Chico State divests

Chico State students stage a “human oil spill” as part of their successful university divestment campaign.
Herb Caen, longtime columnist at the San Francisco Chronicle, used to look down his metropolitan nose at Chico, claiming that the Safeway there carried Velveeta cheese in the gourmet food section. Chico, he said, was a hick town.
If that was ever true, it certainly isn’t now. Chico today is a leader in environmental sustainability, and Chico State University underscored that fact on December 10 by divesting from all fossil fuels. The Chico Enterprise-Record reports:
In a move proponents liken to earlier divestment from apartheid and Big Tobacco, the Chico State University Foundation Board of Governors voted this month to fully divest from the top 200 fossil fuel companies within four years—making it the first public university in the nation to do so. The change in investment policy excludes direct investment in the top 200 coal, oil and gas companies and will liquidate any holdings in managed funds that include investments in fossil fuel companies.

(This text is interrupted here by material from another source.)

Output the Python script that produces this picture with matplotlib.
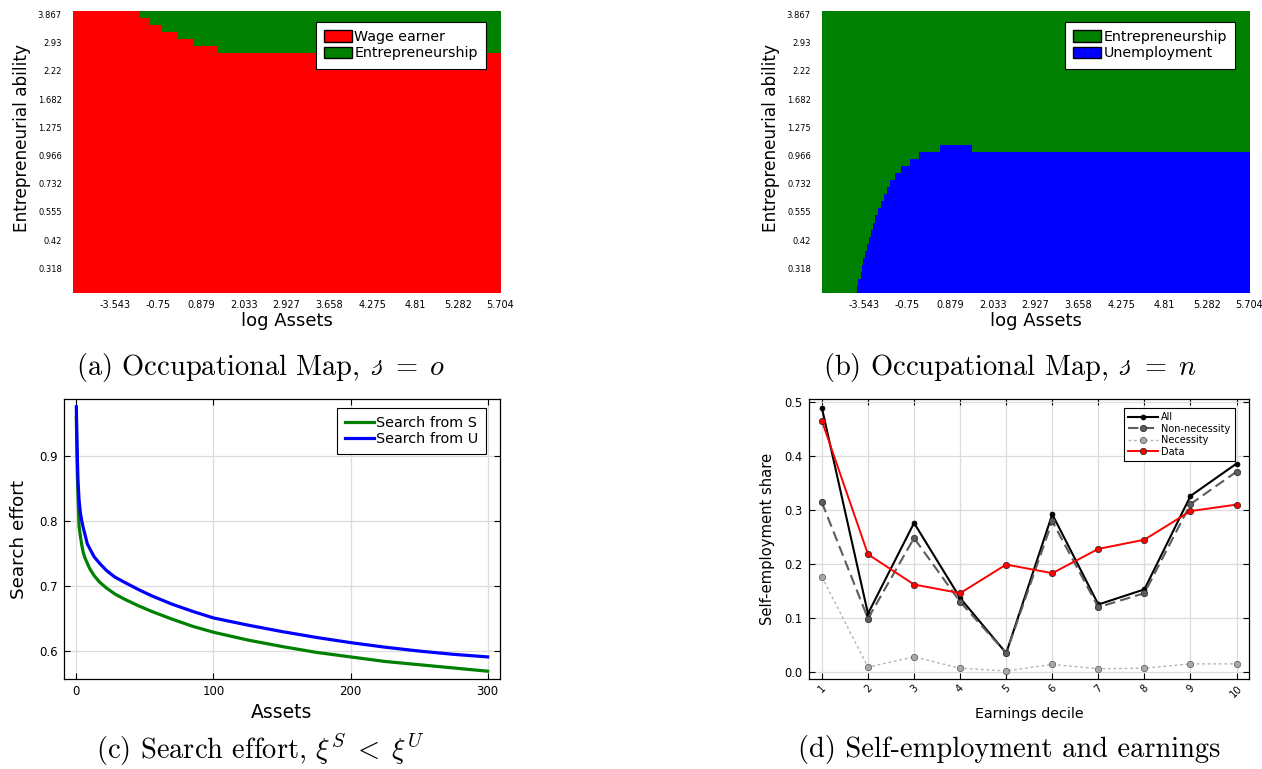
import numpy as np
import matplotlib
matplotlib.use("Agg")
import matplotlib.pyplot as plt
from matplotlib.colors import ListedColormap
from matplotlib.patches import Patch

plt.rcParams['mathtext.fontset'] = 'cm'
plt.rcParams['font.family'] = 'DejaVu Sans'

# ---------------- data ----------------
# occupational maps: grid of asset columns x ability rows (index space)
n_asset_cols = 400
n_ability_rows = 40
asset_tick_labels = ['-3.543', '-0.75', '0.879', '2.033', '2.927', '3.658', '4.275', '4.81', '5.282', '5.704']
ability_tick_labels = ['0.318', '0.42', '0.555', '0.732', '0.966', '1.275', '1.682', '2.22', '2.93', '3.867']

# panel (a): number of top ability rows that are entrepreneurs, starting at asset column
ent_top_rows = [1, 2, 3, 4, 5, 6]
ent_start_col = [62, 72, 83, 97, 112, 135]

# panel (b): unemployment rows (from bottom) start columns
unemp_rows = list(range(1, 21))
unemp_start_col = [33, 34, 36, 37, 38, 40, 42, 44, 46, 48, 50, 52, 55, 58, 61, 64, 68, 74, 82, 91]
unemp_extra_row = 21
unemp_extra_cols = (110, 140)

# panel (c): search effort
assets = [0, 0.3, 0.7, 1.2, 2, 3, 4, 5, 6, 8, 10, 13, 17, 22, 28, 35, 45, 55, 70, 85,
          100, 125, 150, 175, 200, 225, 250, 275, 300]
search_S = [0.960, 0.920, 0.875, 0.840, 0.792, 0.776, 0.763, 0.752, 0.745, 0.735, 0.726, 0.716,
            0.706, 0.697, 0.688, 0.680, 0.670, 0.661, 0.649, 0.638,
            0.629, 0.617, 0.607, 0.598, 0.591, 0.584, 0.579, 0.574, 0.569]
search_U = [0.976, 0.940, 0.900, 0.862, 0.832, 0.812, 0.800, 0.790, 0.782, 0.765, 0.757, 0.745,
            0.735, 0.724, 0.714, 0.706, 0.695, 0.685, 0.672, 0.661,
            0.651, 0.640, 0.630, 0.621, 0.613, 0.606, 0.600, 0.595, 0.591]

# panel (d): self-employment by earnings decile
deciles = list(range(1, 11))
se_all = [0.489, 0.108, 0.276, 0.137, 0.035, 0.292, 0.125, 0.153, 0.326, 0.386]
se_nonnec = [0.314, 0.099, 0.248, 0.130, 0.035, 0.279, 0.120, 0.146, 0.311, 0.371]
se_nec = [0.176, 0.009, 0.028, 0.007, 0.002, 0.014, 0.006, 0.007, 0.015, 0.015]
se_data = [0.465, 0.218, 0.162, 0.146, 0.199, 0.183, 0.228, 0.245, 0.298, 0.310]

# ---------------- figure ----------------
W, H = 1262, 769
fig = plt.figure(figsize=(W / 100, H / 100), dpi=100)

def ax_px(x0, x1, y0, y1):
    return fig.add_axes([x0 / W, 1 - y1 / H, (x1 - x0) / W, (y1 - y0) / H])

def occ_axes(ax, M, colors, labels):
    ax.imshow(M, origin='lower', extent=(0.5, n_asset_cols + 0.5, 0.5, n_ability_rows + 0.5),
              aspect='auto', interpolation='nearest', cmap=ListedColormap(colors), vmin=0, vmax=1)
    ax.set_xlim(0.5, n_asset_cols + 0.5)
    ax.set_ylim(0.5, n_ability_rows + 0.5)
    xt = [n_asset_cols // 10 * (i + 1) for i in range(10)]
    yt = [n_ability_rows // 10 * (i + 1) for i in range(10)]
    ax.set_xticks(xt)
    ax.set_xticklabels(asset_tick_labels, fontsize=7)
    ax.set_yticks(yt)
    ax.set_yticklabels(ability_tick_labels, fontsize=6)
    ax.tick_params(axis='x', length=0, pad=5)
    ax.tick_params(axis='y', length=0, pad=8)
    for s in ax.spines.values():
        s.set_visible(False)
    ax.set_xlabel('log Assets', fontsize=13)
    ax.set_ylabel('Entrepreneurial ability', fontsize=12.2)
    ax.xaxis.set_label_coords(0.5, -0.068)
    ax.yaxis.set_label_coords(-0.097, 0.55)
    handles = [Patch(facecolor=colors[i], edgecolor='black', linewidth=1) for i in range(2)]
    leg = ax.legend(handles, labels, loc='upper right', bbox_to_anchor=(0.966, 0.962),
                    borderaxespad=0, fontsize=10.3, fancybox=False, framealpha=1,
                    edgecolor='black', handlelength=1.95, handleheight=0.9,
                    handletextpad=0.15, labelspacing=0.15, borderpad=0.6)
    leg.get_frame().set_linewidth(0.8)

# panel (a)
Ma = np.zeros((n_ability_rows, n_asset_cols))
for k, c in zip(ent_top_rows, ent_start_col):
    Ma[n_ability_rows - k, c:] = 1
axa = ax_px(73, 501, 11, 293)
occ_axes(axa, Ma, ['#FF0000', '#008000'], ['Wage earner', 'Entrepreneurship'])

# panel (b)
Mb = np.zeros((n_ability_rows, n_asset_cols))
for k, c in zip(unemp_rows, unemp_start_col):
    Mb[k - 1, c:] = 1
Mb[unemp_extra_row - 1, unemp_extra_cols[0]:unemp_extra_cols[1]] = 1
axb = ax_px(822, 1250, 11, 293)
occ_axes(axb, Mb, ['#008000', '#0000FF'], ['Entrepreneurship', 'Unemployment'])

def boxed(ax):
    ax.grid(True, color='#dcdcdc', linewidth=0.9)
    ax.set_axisbelow(True)
    ax.tick_params(direction='in', top=True, right=True, length=4, width=0.8)
    for s in ax.spines.values():
        s.set_linewidth(0.9)

# panel (c)
axc = ax_px(64, 500, 399, 679)
axc.plot(assets, search_S, color='#008000', lw=2.3, label='Search from S')
axc.plot(assets, search_U, color='#0000FF', lw=2.3, label='Search from U')
axc.set_xlim(-9, 309)
axc.set_ylim(0.557, 0.988)
axc.set_xticks([0, 100, 200, 300])
axc.set_yticks([0.6, 0.7, 0.8, 0.9])
boxed(axc)
axc.tick_params(labelsize=8.5, pad=4.5)
axc.set_xlabel('Assets', fontsize=13.5)
axc.set_ylabel('Search effort', fontsize=13.2)
axc.xaxis.set_label_coords(0.5, -0.085)
axc.yaxis.set_label_coords(-0.082, 0.5)
leg = axc.legend(loc='upper right', bbox_to_anchor=(0.968, 0.968), borderaxespad=0,
                 fontsize=10.4, fancybox=False, framealpha=1, edgecolor='black',
                 handlelength=2.0, handletextpad=0.15, labelspacing=0.15, borderpad=0.55)
leg.get_frame().set_linewidth(0.8)

# panel (d)
axd = ax_px(809, 1249, 399, 679)
axd.plot(deciles, se_all, color='black', lw=1.5, marker='o', ms=3.6,
         mfc='black', mec='black', mew=0.5, label='All')
axd.plot(deciles, se_nonnec, color='#5c5c5c', lw=1.5, ls=(0, (5, 2.5)), marker='o', ms=4.6,
         mfc='#5c5c5c', mec='#222222', mew=0.5, label='Non-necessity')
axd.plot(deciles, se_nec, color='#b4b4b4', lw=1.0, ls=(0, (2, 2)), marker='o', ms=4.6,
         mfc='#a8a8a8', mec='#555555', mew=0.5, label='Necessity')
axd.plot(deciles, se_data, color='#FF0000', lw=1.4, marker='o', ms=4.6,
         mfc='#FF0000', mec='#222222', mew=0.5, label='Data')
axd.set_xlim(0.72, 10.27)
axd.set_ylim(-0.013, 0.5056)
axd.set_xticks(deciles)
axd.set_yticks([0.0, 0.1, 0.2, 0.3, 0.4, 0.5])
boxed(axd)
axd.tick_params(axis='y', labelsize=8.3, pad=4.5)
axd.tick_params(axis='x', labelsize=7.2, pad=3, labelrotation=45)
axd.set_xlabel('Earnings decile', fontsize=10.3)
axd.set_ylabel('Self-employment share', fontsize=10.6)
axd.xaxis.set_label_coords(0.5, -0.1)
axd.yaxis.set_label_coords(-0.077, 0.5)
leg = axd.legend(loc='upper right', bbox_to_anchor=(0.968, 0.968), borderaxespad=0,
                 fontsize=7, fancybox=False, framealpha=1, edgecolor='black',
                 handlelength=3.1, handletextpad=0.3, labelspacing=0.15, borderpad=0.45)
leg.get_frame().set_linewidth(0.8)

# captions
cap_kw = dict(family='cmr10', fontsize=20.5, ha='center', va='center')
fig.text(261 / W, 1 - 368 / H, r'(a) Occupational Map, $\mathscr{s}\;=\;o$', **cap_kw)
fig.text(1010 / W, 1 - 368 / H, r'(b) Occupational Map, $\mathscr{s}\;=\;n$', **cap_kw)
fig.text(260 / W, 1 - 750 / H, r'(c) Search effort, $\xi^S\;<\;\xi^U$', **cap_kw)
fig.text(1009 / W, 1 - 750 / H, r'(d) Self-employment and earnings', **cap_kw)

fig.savefig('out.png', dpi=100)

This is a triumph for the California divestment movement, and Chico State students are the heroes. They have rallied and organized over the last year, supporting divestment in an election last April with an 80 percent vote. Their campaign led directly to last week’s decision. Activist student Kevin Killion was delighted:
This is really a win for the whole nation. We are taking a stand—we are saying this school, this institution no longer wants to benefit from a company that is being inherently destructive to the planet.
A collaborative effort
The campaign was supported by faculty and administration, too, with sixty teachers signing a divestment petition. Geography and planning professor Mark Stemen said, “I’m impressed by what the students did and the way they did it. It was a collaborative effort, not confrontational.” University president Paul Zingg added:
This is an outstanding example of our campus community, working together, to ensure that our actions match our professed values. It is essential to all of us at Chico State that we “walk the talk” on sustainability, and in this case our students led the way.
If Herb Caen were able to return to Chico, he’d have to eat his words, perhaps accompanied with a slice of Velveeta he brought from the big city. Chico has some metropolitan-level climate action. The university adopted a bold Climate Action Plan in 2011, committing to reach climate neutrality by 2030. And elsewhere in town, the Sierra Nevada Brewing Company has built California’s largest privately owned solar installation, with more than 10,500 panels.
Most important, the people at Chico State—students and their supporters—have shown the way for other colleges and universities. Make the case for divestment, they have demonstrated, and we can overcome the lies and misdirections of Big Energy.